Other snacky delights include the yucca fries, which have dethroned the haughty French fry on all fronts. With an indefatigable crunch and a lush, starchy interior, the yucca fries are paired with an addictive parsley sauce that implores you to eschew ketchup, henceforth.

The gluten-free yucca bread is made with a soft yucca dough that surrounds a dollop of melted Lomah Dairy cheese—perfect for a quick, relatively guilt-free snack. Que Gusto’s menu also includes a slow-roasted pork sandwich, reminiscent of a torta, and arroz con pollo, a Latin-style rice and chicken dish. And save room for dessert, because the tiramisu and tres leches cookies are worth every calorie.

Open for breakfast, Que Gusto has grab-and-go options like overnight oats or muesli—apple juice-soaked oats, mixed with grass-fed yogurt, fruit, walnuts, and honey. Savory selections like omelets and breakfast empanadas pair perfectly with one of their coffee drinks, featuring organic beans from free trade farms in South America.

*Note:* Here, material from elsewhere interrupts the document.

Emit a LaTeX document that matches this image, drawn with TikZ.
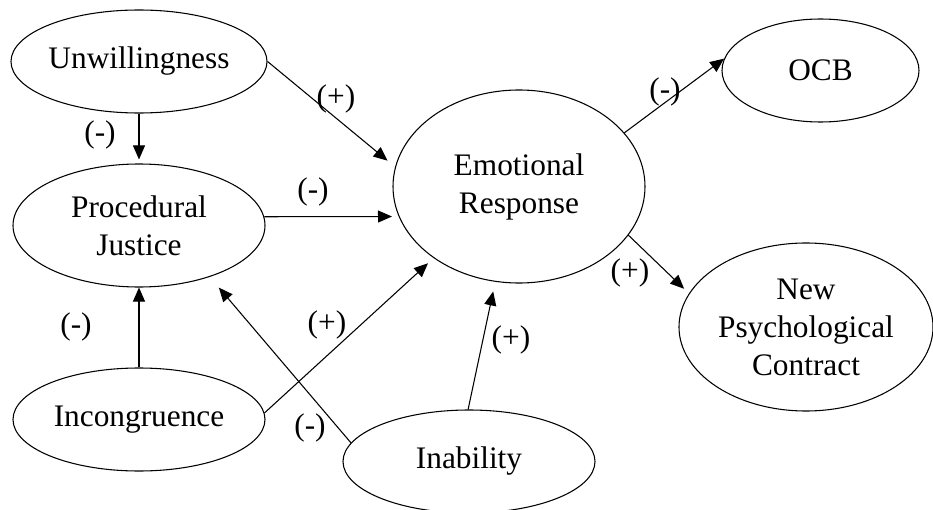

"Food needs to be honest," Meneses said. "I know that I could make more money if I cut some things, but I don’t want that. People sometimes have no idea that when they eat here, they are eating the best quality food that can be found on the market. We really try to keep our prices low because I want something accessible for everyone."

Located at 105 N. Martin Luther King Jr. Blvd., Que Gusto is open bright and early at 8 a.m. on the weekdays, 10 a.m. on Saturdays, and stays open until 9 or 10 in the evenings.